Campaigners have been calling on the Government to impose the same change on Stormont, which has not sat for almost 18 months amid a political stalemate in the region.

But the DUP - whose ten MPs prop up the Tory government - are anti-abortion and do not want the laws changed. Minsters have insisted the issue is a devolved matter.

The Supreme Court was unable to uphold the case because it was brought by the Northern Ireland Human Rights Commission rather than a victim.

During an Urgent Question in the wake of the ruling, Walthamstow MP Ms Creasy begged the Government to change the law without the need for a rape victim to take the case to open court.

“The women of Northern Ireland deserve better. They deserve control over their bodies,” she said.

“They deserve not to be forced to go to court and talk about these issues in order to get government to listen.
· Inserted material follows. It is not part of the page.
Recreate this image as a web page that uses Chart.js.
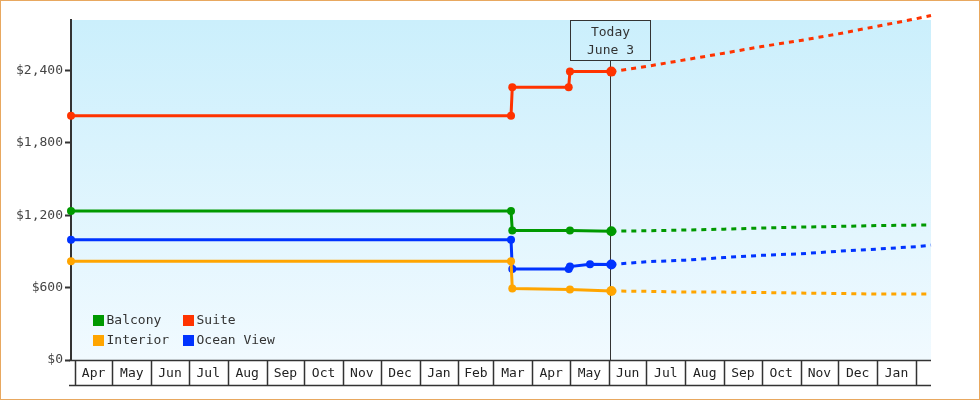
<!DOCTYPE html>
<html>
<head>
<meta charset="utf-8">
<script src="https://cdn.jsdelivr.net/npm/chart.js@4/dist/chart.umd.min.js"></script>
<style>
    body { margin: 0; background: #fff; }
    #wrap { width: 980px; height: 400px; position: relative; }
</style>
</head>
<body>
<div id="wrap"><canvas id="fareChart" width="980" height="400"></canvas></div>
<script>
// month boxes on the x axis (the last box has no label)
const monthLabels = ['Apr', 'May', 'Jun', 'Jul', 'Aug', 'Sep', 'Oct', 'Nov', 'Dec', 'Jan', 'Feb', 'Mar',
                     'Apr', 'May', 'Jun', 'Jul', 'Aug', 'Sep', 'Oct', 'Nov', 'Dec', 'Jan'];
const monthStarts = ['2018-04-01', '2018-05-01', '2018-06-01', '2018-07-01', '2018-08-01', '2018-09-01',
                     '2018-10-01', '2018-11-01', '2018-12-01', '2019-01-01', '2019-02-01', '2019-03-01',
                     '2019-04-01', '2019-05-01', '2019-06-01', '2019-07-01', '2019-08-01', '2019-09-01',
                     '2019-10-01', '2019-11-01', '2019-12-01', '2020-01-01', '2020-02-01'];
const axisStart = '2018-03-29';
const axisEnd = '2020-02-13';
const todayDate = '2019-06-03';
const todayLabel = ['Today', 'June 3'];
const yTicks = [0, 600, 1200, 1800, 2400];

// price history (solid) and forecast (dotted)
const balconyDates = ['2018-03-29', '2019-03-15', '2019-03-16', '2019-05-01', '2019-06-03'];
const balconyPrices = [1235, 1235, 1074, 1074, 1068];
const suiteDates = ['2018-03-29', '2019-03-15', '2019-03-16', '2019-04-30', '2019-05-01', '2019-06-03'];
const suitePrices = [2025, 2025, 2262, 2262, 2392, 2392];
const interiorDates = ['2018-03-29', '2019-03-15', '2019-03-16', '2019-05-01', '2019-06-03'];
const interiorPrices = [820, 820, 593, 585, 572];
const oceanDates = ['2018-03-29', '2019-03-15', '2019-03-16', '2019-04-30', '2019-05-01', '2019-05-17', '2019-06-03'];
const oceanPrices = [997, 997, 754, 754, 775, 795, 792];

const forecastDates = ['2019-06-03', '2019-07-01', '2019-08-01', '2019-09-01', '2019-10-01',
                       '2019-11-01', '2019-12-01', '2020-01-01', '2020-02-01', '2020-02-13'];
const balconyForecast = [1068, 1072, 1078, 1085, 1095, 1102, 1108, 1115, 1119, 1120];
const suiteForecast = [2392, 2435, 2490, 2545, 2600, 2650, 2705, 2768, 2830, 2857];
const interiorForecast = [572, 570, 563, 563, 560, 555, 552, 547, 547, 547];
const oceanForecast = [792, 815, 828, 850, 868, 881, 902, 920, 940, 953];

const FONT = "'DejaVu Sans Mono', monospace";

function dayOf(s) {
    const p = s.split('-');
    return (Date.UTC(+p[0], +p[1] - 1, +p[2]) - Date.UTC(2018, 3, 1)) / 86400000;
}

function toPoints(dates, values) {
    return dates.map(function (d, i) { return { x: dayOf(d), y: values[i] }; });
}

function historySet(label, color, dates, values) {
    const pts = toPoints(dates, values);
    return {
        label: label,
        data: pts,
        borderColor: color,
        backgroundColor: color,
        borderWidth: 3,
        pointStyle: 'circle',
        pointRadius: pts.map(function (p, i) { return i === pts.length - 1 ? 5 : 4; }),
        pointBorderWidth: 0,
        clip: false
    };
}

function forecastSet(label, color, values) {
    return {
        label: label + ' forecast',
        data: toPoints(forecastDates, values),
        borderColor: color,
        borderWidth: 3,
        borderDash: [5, 5],
        pointRadius: 0,
        clip: false
    };
}

const monthMids = monthLabels.map(function (m, i) {
    return (dayOf(monthStarts[i]) + dayOf(monthStarts[i + 1])) / 2;
});

const decorPlugin = {
    id: 'decor',
    beforeDraw: function (chart) {
        const ctx = chart.ctx;
        const a = chart.chartArea;
        ctx.save();
        const g = ctx.createLinearGradient(0, a.top, 0, a.bottom);
        g.addColorStop(0, '#cbeffc');
        g.addColorStop(1, '#f1faff');
        ctx.fillStyle = g;
        ctx.fillRect(a.left, a.top, a.right - a.left, a.bottom - a.top);
        ctx.restore();
    },
    beforeDatasetsDraw: function (chart) {
        const ctx = chart.ctx;
        const a = chart.chartArea;
        const x = Math.round(chart.scales.x.getPixelForValue(dayOf(todayDate))) - 0.5;
        ctx.save();
        ctx.strokeStyle = '#333';
        ctx.lineWidth = 1;
        ctx.beginPath();
        ctx.moveTo(x, a.top + 40);
        ctx.lineTo(x, a.bottom);
        ctx.stroke();
        ctx.strokeRect(x - 40, a.top + 0.5, 80, 40);
        ctx.fillStyle = '#333';
        ctx.font = '13px ' + FONT;
        ctx.textAlign = 'center';
        ctx.textBaseline = 'middle';
        ctx.fillText(todayLabel[0], x, a.top + 13);
        ctx.fillText(todayLabel[1], x, a.top + 30.5);
        ctx.restore();
    },
    afterDraw: function (chart) {
        const ctx = chart.ctx;
        const a = chart.chartArea;
        const xs = chart.scales.x;
        ctx.save();
        // month boxes
        ctx.strokeStyle = '#333';
        ctx.lineWidth = 1.5;
        ctx.beginPath();
        ctx.moveTo(a.left - 2, a.bottom + 0.5);
        ctx.lineTo(a.right, a.bottom + 0.5);
        ctx.moveTo(a.left - 2, a.bottom + 25.5);
        ctx.lineTo(a.right, a.bottom + 25.5);
        monthStarts.forEach(function (d) {
            const px = Math.round(xs.getPixelForValue(dayOf(d))) + 0.5;
            ctx.moveTo(px, a.bottom);
            ctx.lineTo(px, a.bottom + 25);
        });
        ctx.stroke();

        // legend inside the plot
        const items = [
            ['Balcony', '#009900', 93, 315], ['Suite', '#ff3300', 183, 315],
            ['Interior', '#ffa500', 93, 335], ['Ocean View', '#0033ff', 183, 335]
        ];
        ctx.font = '13px ' + FONT;
        ctx.textBaseline = 'middle';
        items.forEach(function (it) {
            ctx.fillStyle = it[1];
            ctx.fillRect(it[2], it[3], 11, 11);
            ctx.fillStyle = '#333';
            ctx.fillText(it[0], it[2] + 13.5, it[3] + 6);
        });

        // outer frame
        ctx.strokeStyle = '#e8a860';
        ctx.lineWidth = 1;
        ctx.strokeRect(0.5, 0.5, chart.width - 1, chart.height - 1);
        ctx.restore();
    }
};

const ctx = document.getElementById('fareChart');
new Chart(ctx, {
    type: 'line',
    data: {
        datasets: [
            forecastSet('Suite', '#ff3300', suiteForecast),
            forecastSet('Balcony', '#009900', balconyForecast),
            forecastSet('Ocean View', '#0033ff', oceanForecast),
            forecastSet('Interior', '#ffa500', interiorForecast),
            historySet('Interior', '#ffa500', interiorDates, interiorPrices),
            historySet('Ocean View', '#0033ff', oceanDates, oceanPrices),
            historySet('Balcony', '#009900', balconyDates, balconyPrices),
            historySet('Suite', '#ff3300', suiteDates, suitePrices)
        ]
    },
    options: {
        responsive: false,
        animation: false,
        layout: { padding: { top: 20, right: 49, bottom: 0, left: 0 } },
        plugins: {
            legend: { display: false },
            tooltip: { enabled: false }
        },
        scales: {
            x: {
                type: 'linear',
                min: dayOf(axisStart),
                max: dayOf(axisEnd),
                afterBuildTicks: function (scale) {
                    scale.ticks = monthMids.map(function (v) { return { value: v }; });
                },
                afterFit: function (scale) { scale.height = 40; },
                grid: { display: false },
                border: { display: false },
                ticks: {
                    autoSkip: false,
                    maxRotation: 0,
                    padding: -2,
                    color: '#222',
                    font: { family: FONT, size: 13 },
                    callback: function (v, i) { return monthLabels[i]; }
                }
            },
            y: {
                min: 0,
                max: 2820,
                afterBuildTicks: function (scale) {
                    scale.ticks = yTicks.map(function (v) { return { value: v }; });
                },
                afterFit: function (scale) { scale.width = 71; },
                grid: { drawOnChartArea: false, tickLength: 6, tickWidth: 2, tickColor: '#333' },
                border: { display: true, color: '#333', width: 2 },
                ticks: {
                    padding: 2,
                    color: '#444',
                    font: { family: FONT, size: 13 },
                    callback: function (v) { return '$' + v.toLocaleString('en-US'); }
                }
            }
        }
    },
    plugins: [decorPlugin]
});
</script>
</body>
</html>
“They deserve the kind of control that [DUP leader] Arlene Foster currently has over this government.”

But Northern Ireland Secretary Karen Bradley said decisions about Northern Irish law “should rightly and properly be decided by the people of Northern Ireland and their elected politicians”.

She added: “The Government is carefully considering its full judgment and its implications...

“This is clearly a complex area of law and extremely sensitive subject matter which raises a number of different issues to consider.”

A spokeswoman for the Prime Minister said following the court’s ruling: "The judgement will now be carefully considered. We want to see a devolved government restored so that locally-elected, democratically-accountable politicians can debate the policy on abortion."

DUP MP Jim Shannon said his party "feels very strongly" about the issue but urged the Government to make clear it was up to the Northern Ireland Assembly to make any changes.

'BLIND EYE'

Shadow Attorney General Shami Chakrabarti welcomed the verdict and said women in Northern Ireland “must not have to suffer any longer”.

She added: “The Government cannot ignore this ruling and cannot continue to turn a blind eye to this injustice, which denies women in Northern Ireland their fundamental rights, upheld across the rest of the UK.”

Sophie Walker, leader of the Women’s Equality Party, blasted the “archaic and abhorrent” rules in Northern Ireland and said the Government “must act now to enforce its citizens’ human rights”.

“Human rights are not devolved and there is a moral imperative for Westminster to stop these abuses,” she argued.